Harga produk yang ditawarkan bervariasi. Misalnya, tas yang dijual berkisar Rp 200.000 hingga Rp 800.000. Sementara ikat pinggang dijual sekitar Rp 200.000. Pheryno Leather Collection meraup omzet rata-rata Rp 29 juta per bulan.
Menurut Sumpeno, potensi produk kulit asli untuk berkembang masih terbuka lebar di Tanah Air. Kulit asli masih memiliki pesona bagi pelanggan yang mengetahui kualitas karena awet hingga bertahun-tahun.
Kendati kulit imitasi mulai meramaikan pasar produk olahan kulit, Sumpeno tidak gentar. Justru, ia semakin termotivasi untuk berinovasi agar produknya berdaya saing dengan penambahan variasi pada produk kulit yang dibuat. Sebagai contoh, ia menambahkan kain tenun asal Nusa Tenggara Barat pada produk ikat pinggang kulitnya.
Semangat serupa datang dari pelaku UMKM lainnya, yaitu Isromi (52). Kreasi kerajinan tangan kulitnya muncul dengan label Ira Sari Leather. Melalui usahanya yang telah ditekuninya sejak 1985, Isromi kini mampu meraup omzet hingga Rp 35 juta per bulan.
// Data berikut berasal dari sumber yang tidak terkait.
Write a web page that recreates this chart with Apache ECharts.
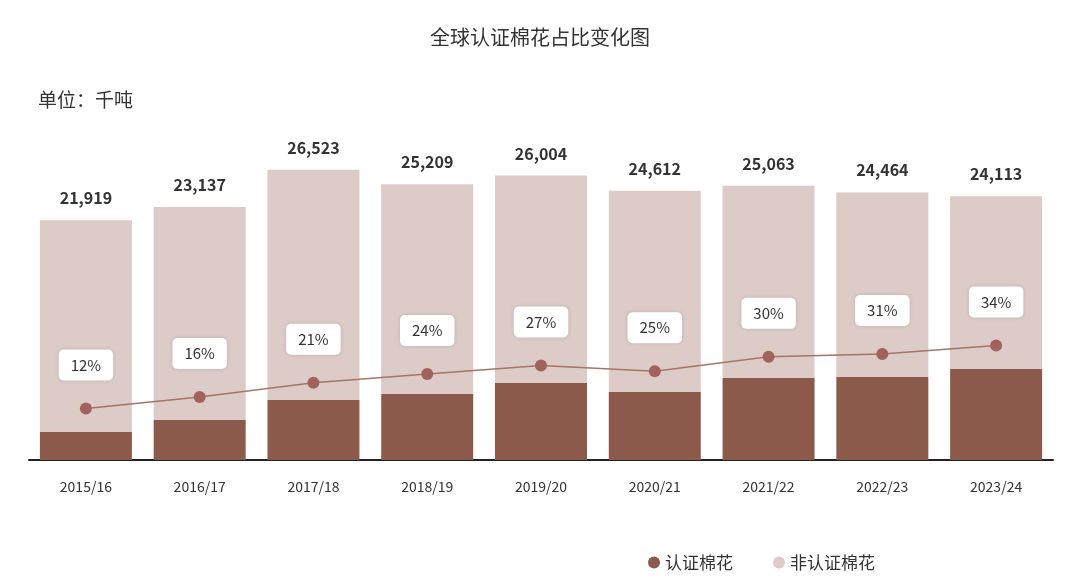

Sebagai pegiat UMKM yang memanfaatkan bahan baku kulit asli, Isromi juga tidak gentar dalam menghadapi persaingan kulit imitasi. Usaha kerajinan tangannya memproduksi sandal, sepatu, gantungan kunci, dompet, dan tas yang dijual dengan harga berkisar Rp 30.000 hingga Rp 500.000.
”Fashion itu, kan, tidak ada matinya. Apalagi, selain karena kualitasnya baik, bahan kulit juga awet untuk didesain dan disimpan. Peminatnya pun terus tumbuh,” ujar Isromi.